» Written problem
Leave the pictures out. Return all other data exactly.

» Recorded data
--- --- ---
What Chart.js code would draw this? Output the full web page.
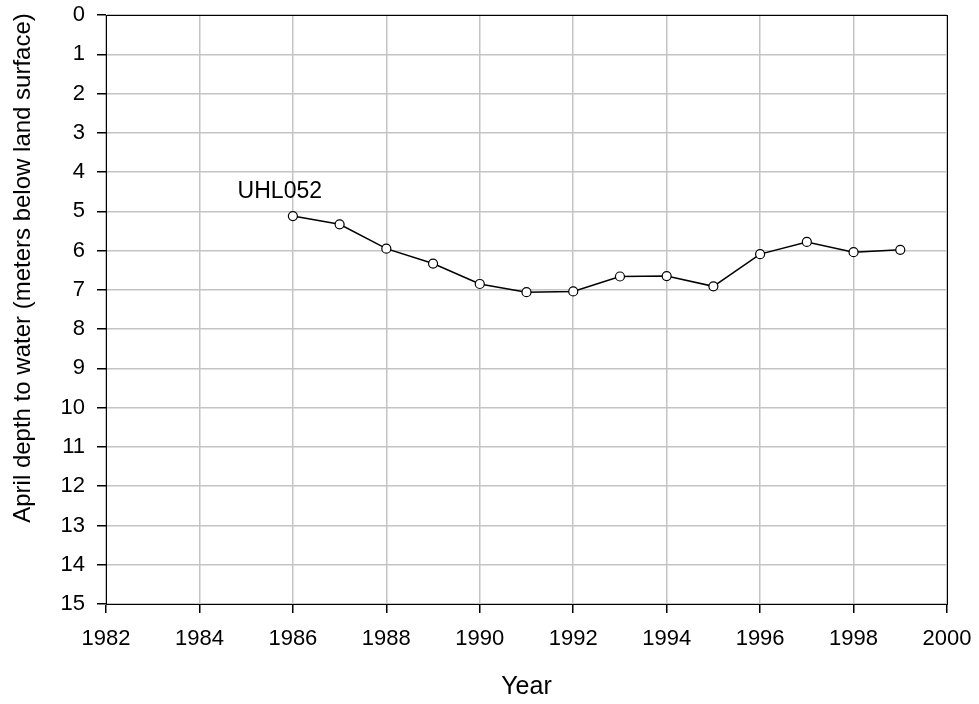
<!DOCTYPE html>
<html>
<head>
<meta charset="utf-8">
<script src="https://cdn.jsdelivr.net/npm/chart.js@4"></script>
<style>
html,body{margin:0;padding:0;background:#fff;}
#wrap{width:979px;height:704px;position:relative;}
</style>
</head>
<body>
<div id="wrap"><canvas id="c" width="979" height="704"></canvas></div>
<script>
const years = [1986,1987,1988,1989,1990,1991,1992,1993,1994,1995,1996,1997,1998,1999];
const depths = [5.12,5.33,5.95,6.33,6.85,7.06,7.04,6.66,6.65,6.91,6.09,5.78,6.04,5.98];
const seriesLabel = "UHL052";
const labelPos = {x: 1985.72, y: 4.5};
const xTitle = "Year";
const yTitle = "April depth to water (meters below land surface)";

const FONT = "'Liberation Sans', Arial, sans-serif";

const frame = {
  id: 'frame',
  afterDatasetsDraw(chart) {
    const {ctx, chartArea: a, scales} = chart;
    ctx.save();
    ctx.strokeStyle = '#000';
    ctx.lineWidth = 1;
    ctx.strokeRect(Math.round(a.left)+0.5, Math.round(a.top)+0.5, Math.round(a.right-a.left), Math.round(a.bottom-a.top));
    ctx.fillStyle = '#000';
    ctx.font = "23px " + FONT;
    ctx.textAlign = 'center';
    ctx.textBaseline = 'middle';
    ctx.fillText(seriesLabel, scales.x.getPixelForValue(labelPos.x), scales.y.getPixelForValue(labelPos.y));
    // axis titles
    ctx.font = "25px " + FONT;
    ctx.fillText(xTitle, (a.left + a.right) / 2, 687);
    ctx.font = "24px " + FONT;
    ctx.translate(23, 268);
    ctx.rotate(-Math.PI / 2);
    ctx.fillText(yTitle, 0, 0);
    ctx.restore();
  }
};

new Chart(document.getElementById('c'), {
  type: 'line',
  data: {
    datasets: [{
      label: seriesLabel,
      data: years.map((y,i)=>({x:y, y:depths[i]})),
      borderColor: '#000',
      borderWidth: 1.5,
      pointRadius: 4.5,
      pointBackgroundColor: '#fff',
      pointBorderColor: '#000',
      pointBorderWidth: 1.2,
      tension: 0
    }]
  },
  options: {
    responsive: false,
    animation: false,
    devicePixelRatio: 1,
    layout: {padding: {left: 0, right: 32, top: 15, bottom: 0}},
    plugins: {legend: {display: false}, tooltip: {enabled: false}},
    scales: {
      x: {
        type: 'linear',
        min: 1982, max: 2000,
        afterFit(s){ s.height = 100; s.paddingLeft = 0; s.paddingRight = 0; },
        ticks: {stepSize: 2, color: '#000', font: {size: 22, family: FONT}, padding: 13, maxRotation: 0, autoSkip: false, callback: v => String(v)},
        grid: {color: '#c4c4c4', lineWidth: 1.5, tickColor: '#000', tickLength: 9, drawTicks: true},
        border: {color: '#000', width: 1},
        title: {display: false}
      },
      y: {
        type: 'linear',
        reverse: true,
        min: 0, max: 15,
        afterFit(s){ s.width = 106; s.paddingTop = 0; s.paddingBottom = 0; },
        ticks: {stepSize: 1, color: '#000', font: {size: 22, family: FONT}, padding: 12, autoSkip: false},
        grid: {color: '#c4c4c4', lineWidth: 1.5, tickColor: '#000', tickLength: 9, drawTicks: true},
        border: {color: '#000', width: 1},
        title: {display: false}
      }
    }
  },
  plugins: [frame]
});
</script>
</body>
</html>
--- --- ---
» The completed task
What Chart.js code would draw this? Output the full web page.
<!DOCTYPE html>
<html>
<head>
<meta charset="utf-8">
<script src="https://cdn.jsdelivr.net/npm/chart.js@4"></script>
<style>
html,body{margin:0;padding:0;background:#fff;}
#wrap{width:979px;height:704px;position:relative;}
</style>
</head>
<body>
<div id="wrap"><canvas id="c" width="979" height="704"></canvas></div>
<script>
const years = [1986,1987,1988,1989,1990,1991,1992,1993,1994,1995,1996,1997,1998,1999];
const depths = [5.12,5.33,5.95,6.33,6.85,7.06,7.04,6.66,6.65,6.91,6.09,5.78,6.04,5.98];
const seriesLabel = "UHL052";
const labelPos = {x: 1985.72, y: 4.5};
const xTitle = "Year";
const yTitle = "April depth to water (meters below land surface)";

const FONT = "'Liberation Sans', Arial, sans-serif";

const frame = {
  id: 'frame',
  afterDatasetsDraw(chart) {
    const {ctx, chartArea: a, scales} = chart;
    ctx.save();
    ctx.strokeStyle = '#000';
    ctx.lineWidth = 1;
    ctx.strokeRect(Math.round(a.left)+0.5, Math.round(a.top)+0.5, Math.round(a.right-a.left), Math.round(a.bottom-a.top));
    ctx.fillStyle = '#000';
    ctx.font = "23px " + FONT;
    ctx.textAlign = 'center';
    ctx.textBaseline = 'middle';
    ctx.fillText(seriesLabel, scales.x.getPixelForValue(labelPos.x), scales.y.getPixelForValue(labelPos.y));
    // axis titles
    ctx.font = "25px " + FONT;
    ctx.fillText(xTitle, (a.left + a.right) / 2, 687);
    ctx.font = "24px " + FONT;
    ctx.translate(23, 268);
    ctx.rotate(-Math.PI / 2);
    ctx.fillText(yTitle, 0, 0);
    ctx.restore();
  }
};

new Chart(document.getElementById('c'), {
  type: 'line',
  data: {
    datasets: [{
      label: seriesLabel,
      data: years.map((y,i)=>({x:y, y:depths[i]})),
      borderColor: '#000',
      borderWidth: 1.5,
      pointRadius: 4.5,
      pointBackgroundColor: '#fff',
      pointBorderColor: '#000',
      pointBorderWidth: 1.2,
      tension: 0
    }]
  },
  options: {
    responsive: false,
    animation: false,
    devicePixelRatio: 1,
    layout: {padding: {left: 0, right: 32, top: 15, bottom: 0}},
    plugins: {legend: {display: false}, tooltip: {enabled: false}},
    scales: {
      x: {
        type: 'linear',
        min: 1982, max: 2000,
        afterFit(s){ s.height = 100; s.paddingLeft = 0; s.paddingRight = 0; },
        ticks: {stepSize: 2, color: '#000', font: {size: 22, family: FONT}, padding: 13, maxRotation: 0, autoSkip: false, callback: v => String(v)},
        grid: {color: '#c4c4c4', lineWidth: 1.5, tickColor: '#000', tickLength: 9, drawTicks: true},
        border: {color: '#000', width: 1},
        title: {display: false}
      },
      y: {
        type: 'linear',
        reverse: true,
        min: 0, max: 15,
        afterFit(s){ s.width = 106; s.paddingTop = 0; s.paddingBottom = 0; },
        ticks: {stepSize: 1, color: '#000', font: {size: 22, family: FONT}, padding: 12, autoSkip: false},
        grid: {color: '#c4c4c4', lineWidth: 1.5, tickColor: '#000', tickLength: 9, drawTicks: true},
        border: {color: '#000', width: 1},
        title: {display: false}
      }
    }
  },
  plugins: [frame]
});
</script>
</body>
</html>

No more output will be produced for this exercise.